The Search For A New Lisbeth Salander Begins Now

    The Girl in the Spider's Web will be a total reboot with all new actors.

    At long last, Lisbeth Salander and Mikael Blomkvist will be back onscreen: Sony will release The Girl in the Spider's Web on Oct. 5, 2018.

    Production on Spider's Web — which Sony Pictures confirms will be directed by Fede Alvarez (Don't Breathe) — will begin in September. There will be, according to Sony, an "entirely new cast," and a "global search" for a new Salander. In David Fincher's 2011 The Girl With the Dragon Tattoo, Rooney Mara played the autistic hacker and Daniel Craig played Blomkvist, the investigative journalist.

    In a statement to BuzzFeed News, Alvarez wrote: "I’m hugely excited and grateful for this opportunity. Sony has become family to me, and I can’t think of a more thrilling project to celebrate our relationship. Lisbeth Salander is the kind of character any director dreams of bringing to life. We've got a great script and now comes the most fun part — finding our Lisbeth."

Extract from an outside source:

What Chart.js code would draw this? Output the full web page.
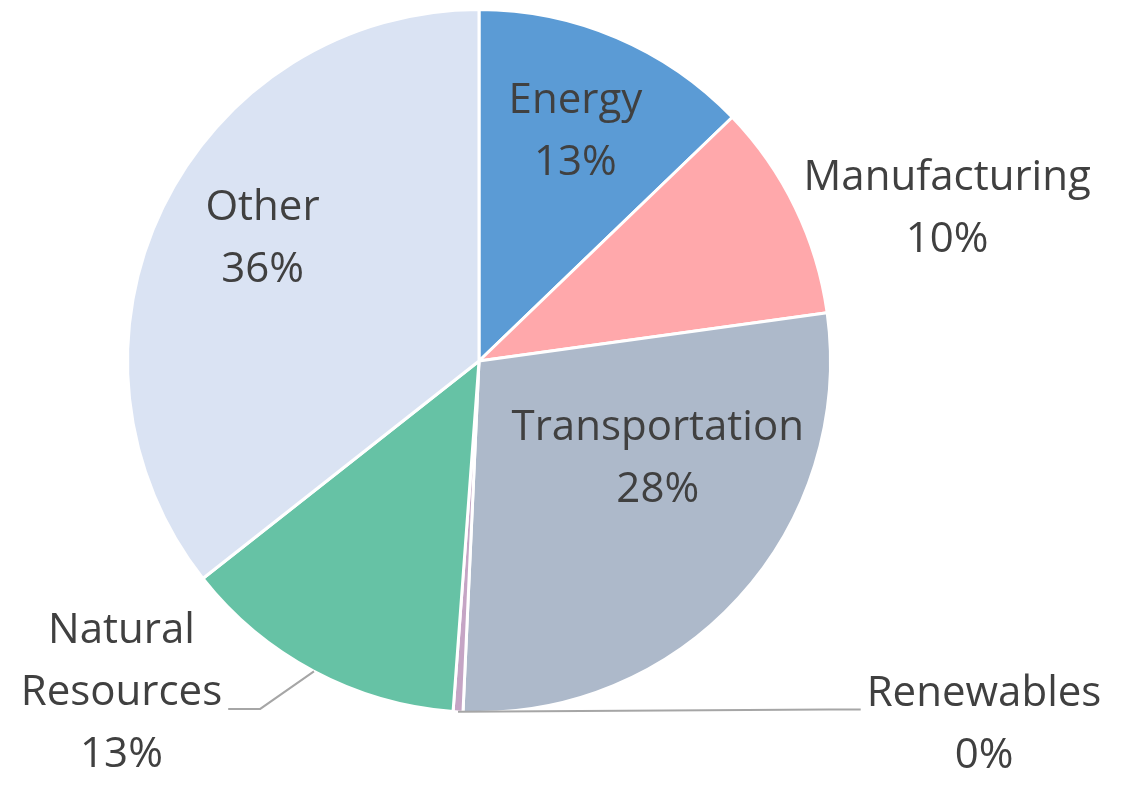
<!DOCTYPE html>
<html>
<head>
<meta charset="utf-8">
<script src="https://cdn.jsdelivr.net/npm/chart.js@4.4.1/dist/chart.umd.min.js"></script>
<style>
  html, body { margin: 0; padding: 0; background: #fff; }
</style>
</head>
<body>
<canvas id="pieChart" width="1127" height="786"></canvas>
<script>
// داده‌ها
const categories = ['Energy', 'Manufacturing', 'Transportation', 'Renewables', 'Natural Resources', 'Other'];
const shares = [12.8, 10.0, 27.9, 0.45, 13.2, 35.6];
const sliceColors = ['#5B9BD5', '#FFA8AB', '#ADB9CA', '#C5A5C5', '#66C2A5', '#DAE3F3'];
// how each category name is broken over lines
const labelLines = [['Energy'], ['Manufacturing'], ['Transportation'], ['Renewables'], ['Natural', 'Resources'], ['Other']];

// label placement: angle (deg, clockwise from top) and distance as a factor of the radius
const labelAngle = [22.7, 71.8, 118.2, 125.6, 227.3, 299.7];
const labelDist = [0.711, 1.402, 0.577, 1.767, 1.384, 0.709];
const hasLeader = [false, false, false, true, true, false];

const total = shares.reduce((a, b) => a + b, 0);

const sliceLabels = {
    id: 'sliceLabels',
    afterDatasetsDraw(chart) {
        const ctx = chart.ctx;
        const arcs = chart.getDatasetMeta(0).data;
        const lh = 62;
        ctx.save();
        ctx.font = '42px "Open Sans"';
        ctx.textAlign = 'center';
        ctx.textBaseline = 'middle';
        arcs.forEach((arc, i) => {
            const r = arc.outerRadius;
            const a = labelAngle[i] * Math.PI / 180;
            const cx = arc.x + Math.sin(a) * r * labelDist[i];
            const cy = arc.y - Math.cos(a) * r * labelDist[i] + 2;
            const lines = labelLines[i].concat(Math.round(shares[i] / total * 100) + '%');
            const top = cy - (lines.length - 1) * lh / 2;

            if (hasLeader[i]) {
                // widest line gets the leader
                let k = 0, w = 0;
                lines.forEach((t, j) => {
                    const tw = ctx.measureText(t).width;
                    if (tw > w) { w = tw; k = j; }
                });
                const mid = (arc.startAngle + arc.endAngle) / 2;
                const sx = arc.x + Math.cos(mid) * r;
                const sy = arc.y + Math.sin(mid) * r;
                const right = cx > arc.x;
                const ex = right ? cx - w / 2 - 6 : cx + w / 2 + 6;
                const ey = top + k * lh + 16;
                const bx = ex + (right ? -32 : 32);
                ctx.strokeStyle = '#A6A6A6';
                ctx.lineWidth = 2;
                ctx.beginPath();
                ctx.moveTo(sx, sy);
                ctx.lineTo(bx, ey);
                ctx.lineTo(ex, ey);
                ctx.stroke();
            }

            ctx.fillStyle = '#404040';
            lines.forEach((t, j) => ctx.fillText(t, cx, top + j * lh));
        });
        ctx.restore();
    }
};

const pieCtx = document.getElementById('pieChart').getContext('2d');
const pieChart = new Chart(pieCtx, {
    type: 'pie',
    data: {
        labels: categories,
        datasets: [{
            data: shares,
            backgroundColor: sliceColors,
            borderColor: '#ffffff',
            borderWidth: 3
        }]
    },
    options: {
        responsive: false,
        animation: false,
        layout: {
            padding: { top: 8, bottom: 72, left: 126, right: 295 }
        },
        plugins: {
            legend: { display: false },
            tooltip: { enabled: false }
        }
    },
    plugins: [sliceLabels]
});
</script>
</body>
</html>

    Sanford Panitch, president of Columbia Pictures, said in a statement: “In all of contemporary literature, Lisbeth Salander is completely sui generis — probably one of the greatest female literary characters of all time, in my view. Modern punk defiance personified, she is unforgettable in every incarnation, truly one of the most compelling characters we've seen in recent years."

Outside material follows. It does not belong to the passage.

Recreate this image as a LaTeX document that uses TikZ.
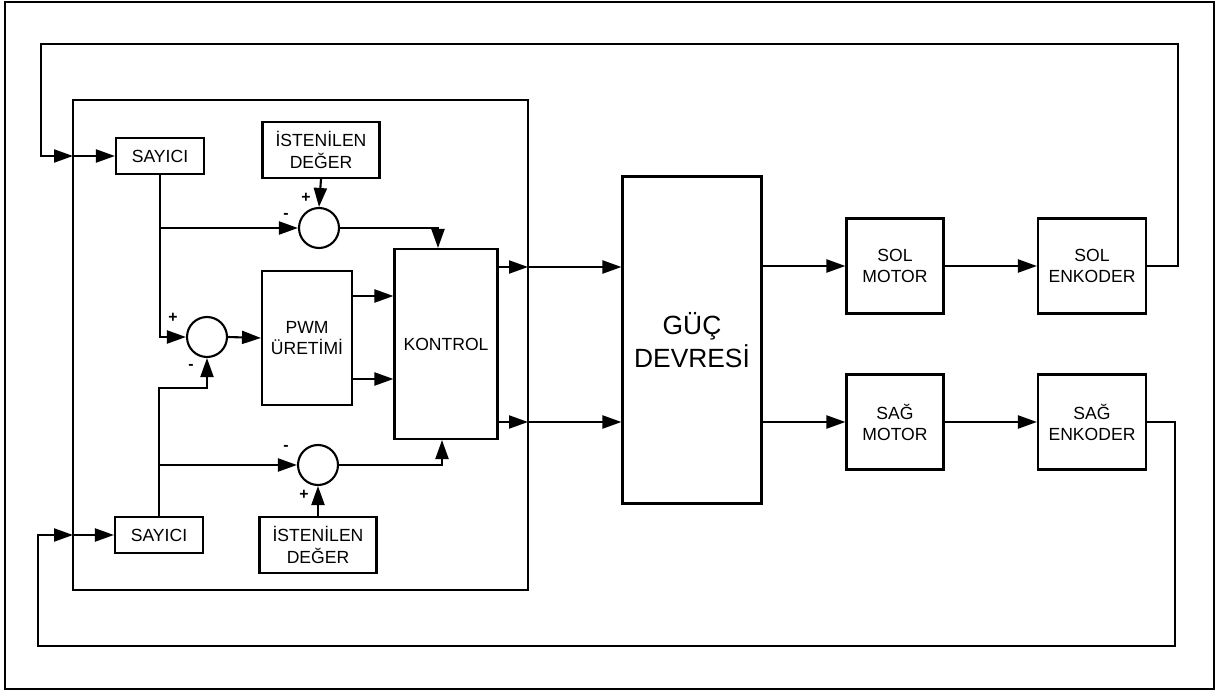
\documentclass[tikz,border=0pt]{standalone}
\usepackage{fontspec}
\setmainfont{Liberation Sans}
\usetikzlibrary{arrows.meta,calc}

\begin{document}
\begin{tikzpicture}[x=0.02cm, y=-0.02cm, line width=1.2pt,
  blk/.style={draw, align=center, inner sep=1pt, font=\fontsize{10}{12}\selectfont},
  sumc/.style={draw, circle, minimum size=0.8cm, inner sep=0pt},
  sgn/.style={font=\fontsize{9}{9}\selectfont\bfseries, inner sep=0pt},
  arr/.style={-{Triangle[length=3.8mm,width=2.6mm]}}]
\useasboundingbox (0,0) rectangle (1219,695);
\draw[line width=0.9pt] (5,2) rectangle (1214,689);
\draw (73,100) rectangle (528,590);

\node[blk, minimum width=1.76cm, minimum height=0.72cm] (say1) at (160,156) {SAYICI};
\node[blk, minimum width=1.76cm, minimum height=0.72cm] (say2) at (159,535) {SAYICI};
\node[blk, minimum width=2.34cm, minimum height=1.12cm] (ist1) at (321,150) {İSTENİLEN\\DEĞER};
\node[blk, minimum width=2.34cm, minimum height=1.12cm] (ist2) at (318,545) {İSTENİLEN\\DEĞER};
\node[sumc] (sum1) at (319,228) {};
\node[sumc] (sum2) at (207,337) {};
\node[sumc] (sum3) at (318,465) {};
\node[blk, minimum width=1.8cm, minimum height=2.68cm] (pwm) at (307,338) {PWM\\ÜRETİMİ};
\node[blk, minimum width=2.06cm, minimum height=3.8cm] (kontrol) at (446,344) {KONTROL};
\node[blk, minimum width=2.78cm, minimum height=6.54cm, font=\fontsize{15}{19}\selectfont] (guc) at (692,340) {GÜÇ\\DEVRESİ};
\node[blk, minimum width=1.94cm, minimum height=1.9cm] (solmot) at (895,266) {SOL\\MOTOR};
\node[blk, minimum width=2.16cm, minimum height=1.9cm] (solenc) at (1092,266) {SOL\\ENKODER};
\node[blk, minimum width=1.94cm, minimum height=1.9cm] (sagmot) at (895,422) {SAĞ\\MOTOR};
\node[blk, minimum width=2.16cm, minimum height=1.9cm] (sagenc) at (1092,422) {SAĞ\\ENKODER};

% signs
\node[sgn] (p1) at (306,198) {+};
\node[sgn] (m1) at (286,216) {-};
\node[sgn] (p2) at (173,318) {+};
\node[sgn] (m2) at (191,367) {-};
\node[sgn] (m3) at (286,448) {-};
\node[sgn] (p3) at (304,495) {+};

\coordinate (fbA) at (1178,44);
\coordinate (fbB) at (41,156);
\coordinate (inA) at (73,156);
\coordinate (fbC) at (1175,646);
\coordinate (fbD) at (38,535);
\coordinate (inB) at (73,535);
\coordinate (jn) at (207,388);
\coordinate (oA) at (528,267);
\coordinate (oB) at (528,422);

% feedback
\draw[arr] (solenc.east) -| (fbA) -| (fbB) -- (inA);
\draw[arr] (inA) -- (say1.west);
\draw[arr] (sagenc.east) -| (fbC) -| (fbD) -- (inB);
\draw[arr] (inB) -- (say2.west);

% error sums
\draw[arr] (ist1.south) -- (sum1.north);
\draw[arr] (ist2.north) -- (sum3.south);
\draw[arr] (say1.south) |- (sum1.west);
\draw[arr] (say1.south) |- (sum2.west);
\draw[arr] (say2.north) |- (sum3.west);
\draw[arr] (say2.north) |- (jn) -- (sum2.south);
\draw[arr] (sum2.east) -- (pwm.west);
\draw[arr] (sum1.east) -| ($(kontrol.north)+(-8,0)$);
\draw[arr] (sum3.east) -| ($(kontrol.south)+(-4,0)$);
\draw[arr] (pwm.east |- 0,296) -- (kontrol.west |- 0,296);
\draw[arr] (pwm.east |- 0,379) -- (kontrol.west |- 0,379);

% outputs
\draw[arr] (kontrol.east |- oA) -- (oA);
\draw[arr] (oA) -- (guc.west |- oA);
\draw[arr] (kontrol.east |- oB) -- (oB);
\draw[arr] (oB) -- (guc.west |- oB);
\draw[arr] (guc.east |- solmot) -- (solmot.west);
\draw[arr] (solmot.east) -- (solenc.west);
\draw[arr] (guc.east |- sagmot) -- (sagmot.west);
\draw[arr] (sagmot.east) -- (sagenc.west);
\end{tikzpicture}
\end{document}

    Fincher's Dragon Tattoo was meant to be the first American film adapted from Stieg Larsson’s Swedish Millennium trilogy, which, in addition to Dragon Tattoo, includes The Girl Who Played With Fire and The Girl Who Kicked the Hornets' Nest — all of which were international best-sellers, and were adapted into Swedish films starring Noomi Rapace as Salander.

    Larsson, a left-wing journalist, had planned for the series to be 10 books. But he died at age 50 in 2004; the novels were published after his death. So as is sometimes the case with hugely successful novels after their author dies, Larsson's Swedish publisher hired another writer to continue the franchise: David Lagercrantz's The Girl in the Spider's Web was published in September 2015. It became a best-seller and was a chance for Sony to start the movie franchise over. Soon after the book was released, it was reported that Sony would hire Steven Knight (Peaky Blinders, Taboo) to adapt the screenplay. Knight, Alvarez, and Jay Basu will share credit on the finished screenplay.

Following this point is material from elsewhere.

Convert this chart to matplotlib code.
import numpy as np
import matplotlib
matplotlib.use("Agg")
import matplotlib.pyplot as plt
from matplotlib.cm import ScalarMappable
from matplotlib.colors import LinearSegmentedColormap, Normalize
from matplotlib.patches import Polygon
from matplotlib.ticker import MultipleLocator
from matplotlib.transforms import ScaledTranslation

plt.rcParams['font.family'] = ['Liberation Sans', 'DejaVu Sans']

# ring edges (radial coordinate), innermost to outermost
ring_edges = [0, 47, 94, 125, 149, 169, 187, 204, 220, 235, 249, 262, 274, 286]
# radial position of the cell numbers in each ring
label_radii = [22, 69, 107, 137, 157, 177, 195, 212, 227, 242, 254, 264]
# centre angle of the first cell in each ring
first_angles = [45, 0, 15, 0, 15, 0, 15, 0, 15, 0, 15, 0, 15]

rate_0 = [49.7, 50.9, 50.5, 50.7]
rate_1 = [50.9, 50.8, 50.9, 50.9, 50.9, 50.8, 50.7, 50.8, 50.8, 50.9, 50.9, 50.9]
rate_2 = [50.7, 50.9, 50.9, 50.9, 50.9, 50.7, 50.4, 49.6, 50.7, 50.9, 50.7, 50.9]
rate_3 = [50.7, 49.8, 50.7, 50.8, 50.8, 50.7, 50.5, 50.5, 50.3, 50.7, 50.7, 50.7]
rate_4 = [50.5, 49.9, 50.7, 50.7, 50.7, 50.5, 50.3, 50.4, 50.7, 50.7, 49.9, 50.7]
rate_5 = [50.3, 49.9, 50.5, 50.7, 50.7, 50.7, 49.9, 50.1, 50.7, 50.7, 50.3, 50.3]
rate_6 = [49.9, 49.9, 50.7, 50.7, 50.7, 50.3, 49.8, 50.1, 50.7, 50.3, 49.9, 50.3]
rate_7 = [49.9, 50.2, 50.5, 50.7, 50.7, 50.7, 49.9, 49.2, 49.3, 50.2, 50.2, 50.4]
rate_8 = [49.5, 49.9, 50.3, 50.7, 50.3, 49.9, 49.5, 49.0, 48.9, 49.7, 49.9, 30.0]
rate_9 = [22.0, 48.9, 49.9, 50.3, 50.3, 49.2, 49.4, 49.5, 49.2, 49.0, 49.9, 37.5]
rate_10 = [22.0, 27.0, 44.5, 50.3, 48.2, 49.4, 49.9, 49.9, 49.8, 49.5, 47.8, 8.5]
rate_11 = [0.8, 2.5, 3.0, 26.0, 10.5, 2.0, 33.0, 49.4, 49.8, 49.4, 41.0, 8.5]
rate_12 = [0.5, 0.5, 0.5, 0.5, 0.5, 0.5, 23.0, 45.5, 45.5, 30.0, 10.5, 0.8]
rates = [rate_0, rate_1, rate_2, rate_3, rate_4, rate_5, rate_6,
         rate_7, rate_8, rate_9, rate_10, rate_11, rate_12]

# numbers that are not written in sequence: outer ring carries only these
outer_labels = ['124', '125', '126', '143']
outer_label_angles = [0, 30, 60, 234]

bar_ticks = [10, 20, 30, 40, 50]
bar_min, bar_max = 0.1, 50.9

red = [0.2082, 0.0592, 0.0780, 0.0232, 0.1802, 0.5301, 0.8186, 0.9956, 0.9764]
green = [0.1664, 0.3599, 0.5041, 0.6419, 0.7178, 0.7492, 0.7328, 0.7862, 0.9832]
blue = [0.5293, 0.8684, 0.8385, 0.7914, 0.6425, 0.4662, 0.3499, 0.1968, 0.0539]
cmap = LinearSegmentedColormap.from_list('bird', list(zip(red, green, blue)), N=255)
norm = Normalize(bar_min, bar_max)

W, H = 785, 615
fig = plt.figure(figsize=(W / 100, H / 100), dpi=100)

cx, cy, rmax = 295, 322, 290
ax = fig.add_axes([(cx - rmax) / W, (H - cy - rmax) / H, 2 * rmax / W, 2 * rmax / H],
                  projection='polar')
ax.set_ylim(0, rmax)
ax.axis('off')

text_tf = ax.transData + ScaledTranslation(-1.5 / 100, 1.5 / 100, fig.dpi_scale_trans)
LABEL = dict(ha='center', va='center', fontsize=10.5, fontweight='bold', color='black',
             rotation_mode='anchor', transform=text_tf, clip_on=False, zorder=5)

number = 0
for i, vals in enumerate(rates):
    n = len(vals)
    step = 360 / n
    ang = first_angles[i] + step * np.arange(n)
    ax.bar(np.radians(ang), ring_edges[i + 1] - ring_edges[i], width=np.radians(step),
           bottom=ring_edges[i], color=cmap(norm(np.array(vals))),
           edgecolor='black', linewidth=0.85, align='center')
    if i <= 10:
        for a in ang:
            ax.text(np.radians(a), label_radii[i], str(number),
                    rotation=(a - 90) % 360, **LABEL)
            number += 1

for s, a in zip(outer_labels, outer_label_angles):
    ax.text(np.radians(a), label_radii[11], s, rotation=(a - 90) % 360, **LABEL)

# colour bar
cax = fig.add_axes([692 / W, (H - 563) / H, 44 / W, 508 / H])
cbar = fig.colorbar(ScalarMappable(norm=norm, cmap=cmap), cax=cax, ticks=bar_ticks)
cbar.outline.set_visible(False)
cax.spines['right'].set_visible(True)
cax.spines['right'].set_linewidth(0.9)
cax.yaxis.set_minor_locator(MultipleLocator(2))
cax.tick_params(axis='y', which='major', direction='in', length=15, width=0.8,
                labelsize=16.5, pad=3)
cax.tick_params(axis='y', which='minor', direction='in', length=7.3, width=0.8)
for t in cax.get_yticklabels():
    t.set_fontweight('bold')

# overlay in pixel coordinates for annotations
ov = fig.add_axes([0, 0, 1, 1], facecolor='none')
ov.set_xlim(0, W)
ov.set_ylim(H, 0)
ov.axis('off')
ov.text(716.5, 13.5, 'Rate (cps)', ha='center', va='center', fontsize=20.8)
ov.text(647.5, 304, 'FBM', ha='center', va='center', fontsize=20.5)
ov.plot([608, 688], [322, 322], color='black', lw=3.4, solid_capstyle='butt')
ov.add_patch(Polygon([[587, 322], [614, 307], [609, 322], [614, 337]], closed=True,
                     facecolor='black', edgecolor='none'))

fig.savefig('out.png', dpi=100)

    Fincher's Dragon Tattoo did well at the box office, especially for a movie with a hard-R rating due to graphic violence (a brutal rape). It grossed $230 million worldwide on a $90 million production budget. Mara was nominated for an Academy Award for Best Actress. But Sony wanted to reduce the cost of producing the franchise, which would have been unlikely with Fincher, Craig, and Mara.

    On top of that, Larsson’s other novels proved much harder to adapt; Steve Zaillian, who wrote the Dragon Tattoo screenplay, tried with The Girl Who Played With Fire — and then there were reports of rewrites. As opposed to the relatively straightforward mystery of Dragon Tattoo, both Played With Fire and Kicked the Hornets' Nest are sprawling conspiracies with Salander at their center. They tell the story of a spy and sex-trafficking ring, multiple murders, a secret shadow government, and the plight of print journalism. (Also: Ikea furniture.) Sony has retained the rights to the books, however, as well as all future ones in the series.

    The plot of the novel The Girl in the Spider's Web follows Salander's ambitious hacking doings, which put her in the crosshairs of the National Security Agency; Blomkvist, meanwhile, is feeling stagnant after his magazine, Millennium, has exposed the Salander-related scandal perpetrated by the government. It's not long before the two of them embark on solving a twisty new mystery together.